Ruse's interprets Darwin's statements on human morality as the one exception where Darwin's commitment to individual selection wavered.
“Nevertheless, in dealing with man's evolution there was one point (a point incidentally noted by Wallace as inexplicable through selection) where Darwin for once did quaver in his commitment to individual selection. This was over the evolution of the human moral sense. [...] fore once he did lose sight of the individual and allow that possibly the unit of selection may have been the group, specifically the tribe.” (Ruse 1980, p. 626)
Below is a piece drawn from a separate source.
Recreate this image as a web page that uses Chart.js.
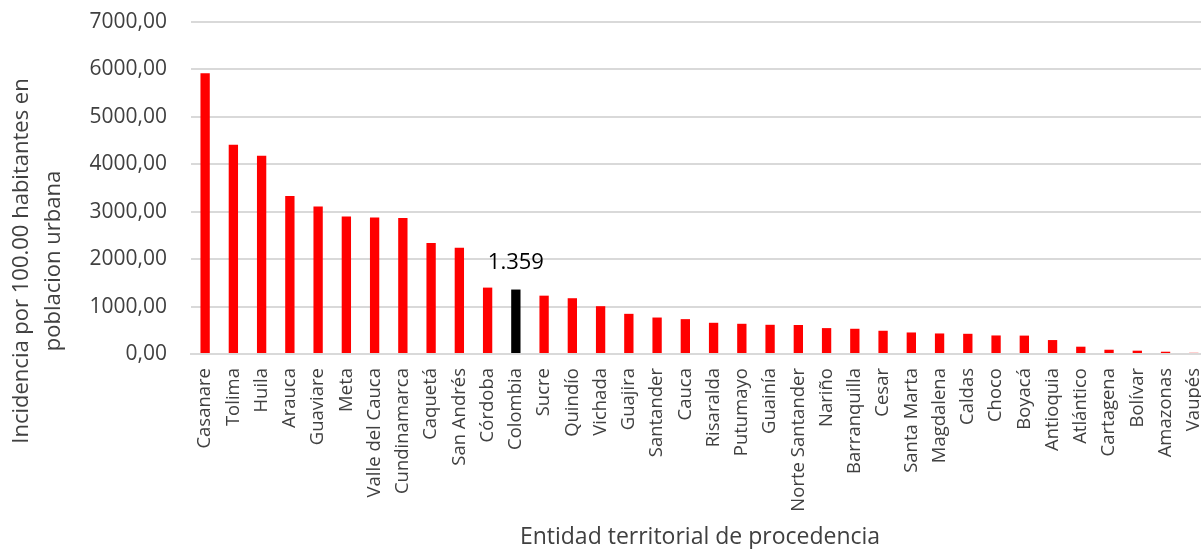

“It would seem therefore that although Darwin resolutely opposed group selection in the non-human world, when it came to our own species, although again for almost everything he was an individual selectionist, in one crucial respect of our culture - our morality - he weakened and allowed that selection must have acted a the level of the population. (Ruse 1989, p. 627)
“It should also be noted that Darwin saw many of the tribe-members as being related [...] I am not suggesting that Darwin went so far as to think that the only kind of group selection involved in promoting morality collapsed into individualistic kin selection. [...] But it does seem fair to say that his group selection was of a rather mild variety." (Ruse 1980, p. 628)
David Sloan Wilson's interpretation
David Sloan Wilson interprets the same statements of Darwin in an opposite way (see Wilson and Wilson 2007 or comment no. 4 here)

My reading
Darwin's tribal scenario seems to agree with MLS1 insofar as the traits are individual traits, but with MLS2 insofar as the differential survival of tribes suggests a component of group fitness, whereas MLS1 only considers within- and between-group components of individual fitness. (See here for details concerning the distinction of MLS1 and 2.) I'd therefore tend to distinguish Darwin's tribe selection scenario from modern MLS1 scenarios. But this is just me groping around for an understanding.

References
  • Darwin C. (1859/1964) On the origin of species. Facsimile of the first edition edited by Ernst Mayr. Harvard University Press.
  • Darwin C (1879/2004) The descent of man. Penguin Classics with an introduction by James Moore and Desmond Morris.
  • Ruse M (1980) Charles Darwin and group selection. Annals of Science 37: 615-630. Reprinted in: Ruse M (1989) The Darwinian Paradigm. Routledge, London.  
  • Wilson DS and Wilson EO (2007) Rethinking the theoretical foundation of sociobiology. Quarterly Review of Biology 82: 327-348.